Guest post by Brian Swann
The kind of poem that means the most to me begins in wonder. Something we might have seen a hundred times catches the attention and holds it: a tree, birds, horses in a field, or something we didn’t know we had remembered bubbles up. Then the poem spins out reverberative images with the appearance and feel of permanence; it embodies a sensation, making a moment valuable in a throw-away world.
A poem reflects light from the back of the eye so you can see in the dark, like a lion. But even when it is complete, a poem can never tell all there is to tell. And it is always hiding something, the way a dream does.

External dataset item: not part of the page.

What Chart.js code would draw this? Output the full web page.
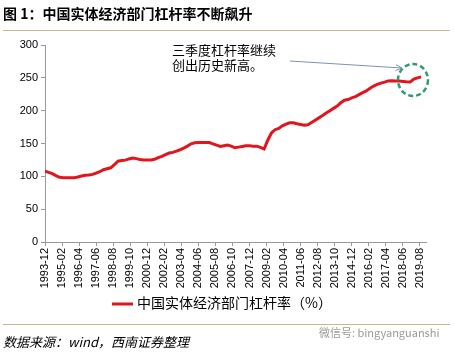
<!DOCTYPE html>
<html>
<head>
<meta charset="utf-8">
<script src="https://cdn.jsdelivr.net/npm/chart.js@4.4.0/dist/chart.umd.min.js"></script>
<style>
  html, body { margin: 0; padding: 0; background: #fff; }
  #wrap { width: 454px; height: 353px; position: relative; }
</style>
</head>
<body>
<div id="wrap"><canvas id="mycanvas" width="454" height="353"></canvas></div>
<script>
// quarterly readings, first point 1993-12, one every 3 months
var startYear = 1993, startMonth = 12;
var leverage = [
  108, 106, 104, 101,
  98.5, 98, 98, 98,
  98, 99, 100.5, 101.5,
  102, 103, 105, 107,
  110, 111.5, 113, 118,
  123, 124, 124.7, 126.5,
  128, 127, 125.7, 125,
  125, 125, 126, 128.5,
  130.5, 133, 135.5, 136.5,
  138.5, 140.5, 143, 146,
  149.5, 151, 151.5, 151.5,
  151.5, 151.5, 149.5, 147.5,
  145.5, 146.5, 147.5, 146,
  143.5, 144.5, 145.5, 146.5,
  146.5, 146, 146, 144,
  141.5, 155, 166, 171,
  173, 177, 179.5, 181.5,
  181.5, 180, 179, 178,
  178.5, 182, 185.5, 189,
  192.5, 196.5, 200, 203.5,
  207, 212, 216, 217,
  219.5, 221.5, 224.5, 227.5,
  230, 234, 237.5, 240,
  242, 243.5, 245.3, 245.5,
  245, 245, 244.5, 244,
  243.7, 248, 250, 251.4
];
var yTicks = [0, 50, 100, 150, 200, 250, 300];
var seriesName = '中国实体经济部门杠杆率（%）';
var title = '图 1：中国实体经济部门杠杆率不断飙升';
var note = ['三季度杠杆率继续', '创出历史新高。'];
var source = '数据来源：wind，西南证券整理';
var watermark = '微信号: bingyanguanshi';

function monthLabel(m) {
  var total = startYear * 12 + (startMonth - 1) + m;
  var y = Math.floor(total / 12), mo = total % 12 + 1;
  return y + '-' + (mo < 10 ? '0' + mo : mo);
}

var points = [];
for (var i = 0; i < leverage.length; i++) {
  points.push({x: i * 3, y: leverage[i]});
}

var decor = {
  id: 'decor',
  afterDatasetsDraw: function(chart) {
    var ctx = chart.ctx;
    var xs = chart.scales.x, ys = chart.scales.y;
    ctx.save();
    // arrow
    var ax1 = 290, ay1 = 61, ax2 = 402, ay2 = 68;
    ctx.strokeStyle = '#7d93b5';
    ctx.lineWidth = 1;
    ctx.beginPath(); ctx.moveTo(ax1, ay1); ctx.lineTo(ax2, ay2); ctx.stroke();
    var ang = Math.atan2(ay2 - ay1, ax2 - ax1);
    ctx.beginPath();
    ctx.moveTo(ax2 - 7 * Math.cos(ang - 0.45), ay2 - 7 * Math.sin(ang - 0.45));
    ctx.lineTo(ax2, ay2);
    ctx.lineTo(ax2 - 7 * Math.cos(ang + 0.45), ay2 - 7 * Math.sin(ang + 0.45));
    ctx.stroke();
    // dashed circle round the last points
    ctx.strokeStyle = '#2f9c6e';
    ctx.lineWidth = 2.5;
    ctx.setLineDash([5, 3]);
    ctx.beginPath();
    ctx.ellipse(413, 80, 15, 16, 0, 0, Math.PI * 2);
    ctx.stroke();
    ctx.setLineDash([]);
    ctx.restore();
  },
  afterDraw: function(chart) {
    var ctx = chart.ctx;
    ctx.save();
    ctx.fillStyle = '#000';
    ctx.textBaseline = 'middle';
    ctx.textAlign = 'left';
    ctx.font = 'bold 14px "Noto Sans CJK SC"';
    ctx.fillText(title, 3, 14);
    ctx.strokeStyle = '#c9b88e';
    ctx.lineWidth = 1;
    ctx.beginPath(); ctx.moveTo(3, 30.5); ctx.lineTo(450, 30.5); ctx.stroke();
    ctx.beginPath(); ctx.moveTo(3, 324.5); ctx.lineTo(450, 324.5); ctx.stroke();
    // note
    ctx.font = '13px "Noto Sans CJK SC"';
    ctx.fillText(note[0], 172, 50);
    ctx.fillText(note[1], 172, 65);
    // legend
    ctx.strokeStyle = '#e0161c';
    ctx.lineWidth = 3;
    ctx.beginPath(); ctx.moveTo(112, 304); ctx.lineTo(133, 304); ctx.stroke();
    ctx.font = '14px "Noto Sans CJK SC"';
    ctx.fillText(seriesName, 137, 303);
    // source
    ctx.font = 'italic 13px "Noto Sans CJK SC"';
    ctx.fillText(source, 3, 342);
    ctx.fillStyle = '#9a9a9a';
    ctx.font = '11px "Noto Sans CJK SC"';
    ctx.fillText(watermark, 319, 333);
    ctx.restore();
  }
};

var ctx = document.getElementById('mycanvas');
var lineGraph = new Chart(ctx, {
  type: 'line',
  data: {
    datasets: [{
      label: seriesName,
      data: points,
      borderColor: '#e0161c',
      backgroundColor: '#e0161c',
      borderWidth: 3,
      pointRadius: 0,
      tension: 0
    }]
  },
  options: {
    responsive: false,
    animation: false,
    layout: { padding: { left: 0, top: 45, right: 28, bottom: 56 } },
    plugins: { legend: { display: false }, tooltip: { enabled: false } },
    scales: {
      x: {
        type: 'linear',
        min: 0,
        max: 313,
        afterFit: function(scale) { scale.height = 55; },
        afterBuildTicks: function(scale) {
          var t = [];
          for (var m = 0; m <= 308; m += 14) t.push({value: m});
          scale.ticks = t;
        },
        grid: { drawOnChartArea: false, color: '#999', tickLength: 4 },
        border: { color: '#999' },
        ticks: {
          autoSkip: false,
          maxRotation: 90,
          minRotation: 90,
          color: '#000',
          padding: 2,
          font: { family: 'Liberation Sans', size: 11 },
          callback: function(v) { return monthLabel(v); }
        }
      },
      y: {
        min: 0,
        max: 300,
        afterFit: function(scale) { scale.width = 45; },
        afterBuildTicks: function(scale) {
          scale.ticks = yTicks.map(function(v) { return {value: v}; });
        },
        grid: { drawOnChartArea: false, color: '#999', tickLength: 4 },
        border: { color: '#999' },
        ticks: {
          color: '#000',
          padding: 3,
          font: { family: 'Liberation Sans', size: 11 }
        }
      }
    }
  },
  plugins: [decor]
});
</script>
</body>
</html>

As Paul Ricoeur has noted, a poem becomes “the representation of presence.” The ancient world was filled with presence, as are traditional tribal cultures today. Poetry tries to call things back from the positivistic brink, away from what Rilke called “America,” where “empty, indifferent things pour over us.” Today, everywhere is America. A poem calls to the world’s beautiful strangeness, the uniqueness of everything and the way things are related and linked in a world at once us, and not us. The poetry I respond to is atavistic. Poetry fights a losing battle, but one well worth fighting.
As I reach across I’m
taller than the backs
I stroke before they’ll move
away for as good a reason
as they stayed, down
the steep hill that’s
their meadow of thin grass,
more thyme and rock
than grass, brambles and
this stone wall I’m standing on
that for a while keeps us
all together, I and these horses
so large they’ll leave behind
their silhouettes as mountains,
where now as I stroke their
huge heads and necks like pillars,
gentle muzzles and soft mouths,
they stand so still under the great maple
that I can hear them breathe
and I talk to them as if they
could understand more than
I can, as if they don’t know
that what I’m saying to them
has no other purpose than
to keep them with me and
me with them here until
I have to turn carefully
around on these loose stones,
step down and find my way
back through the darkening woods.
A Typology of Birds
Typology relates to the future, and is consequently
related primarily to faith and hope, and vision.
—Northrop Frye, The Great Code
I have been here some time where
single things pull curtains around them
and the loneliest fall into their own breath.
But in spring I watched water
turn gravity on its head, and saw birds
quiver like tuning forks. Now
summer’s going, when a crack appears
in the sky they’ll fly into it. Circling
stars, they’ll spin out to each other
through nights that give way to them,
following lines to the horizon and then
over into a nothing like a prayer
they know the answer to, and out beyond,
whirling away, and I’ll know they’re
up there, among leave-takings and remainders,
their solemn eyes a kind of light even
at noon, and the same bells I heard by day
going on and on, lighter than shapes,
more persistent than appetite, as if one could
break through to that side and reassure
Making It Out
All over these mountains are huge stone walls, piled up by men
With oxen, tackle, crowbars, and brute will. Trees grow right
Through them, and they still stand. When you hike these woods
They come in at all angles, out of nowhere, cross and re-cross,
Holding whole hillsides up, tracing some invisible plan,
Giving you something to go by. But try following and likely
As not you’ll stop and look around and say Where am I?
Or realize you could be back where you started and so
You have to pull yourself together again and set off, faster,
In a different direction but where the walls still look the same,
Hoping to make it out before it gets too dark to see.
Trees, it is your own strangeness . . .
—Ted Hughes, “Trees”
One of the twin maples that rooted over a century ago in our stone wall,
“line tree,” the locals call them, is down. It was always there for me,
cows and horses, birds too, but in its fall took with it part of the wall
and the top strand of barbed wire. The horses are nowhere to be seen
and the cows don’t seem to notice. There are other shade trees, even
the remaining twin, and, if they wanted they could make like Bailey,
the adventurous heifer who followed the deer over the wall and into
our woods. But no. As dusk falls to the music of metal ear-tags, they follow
their leader at a fair clip back down to the barn. That tree had been leaning
too far out for years, its main branch twice as thick as a man’s waist,
the inside rotted out to duff for my garden, just waiting for a storm
big enough to shake the roots in the shallow soil. And now I’m looking
at it from different angles from either side of the wall, even walking on it,
trying to put things in perspective, take it all in. Parts are still green, and
at the top gooseberry bushes are growing in a crotch. Parts are dust, parts
the planks of a sailing ship with scars like the suckers of a giant squid.
There’s so much going on, it’s bigger than just “tree,” or me, and yet it’s
not quite “here” nor “there,” it’s somehow absent or elsewhere. How to get it
straight? How to ask the right questions so it doesn’t all come out as if it has
no mind to call its own, as if there are no other minds, as if it’s all my fault?
Brian Swann is the author of several collections of poems, most recently In Late Light, published by Johns Hopkins. He is the author of Autumn Road, winner of The Ohio State University Press/ The Journal Award, and Snow House, winner of the Lena-Miles Wever Todd Prize.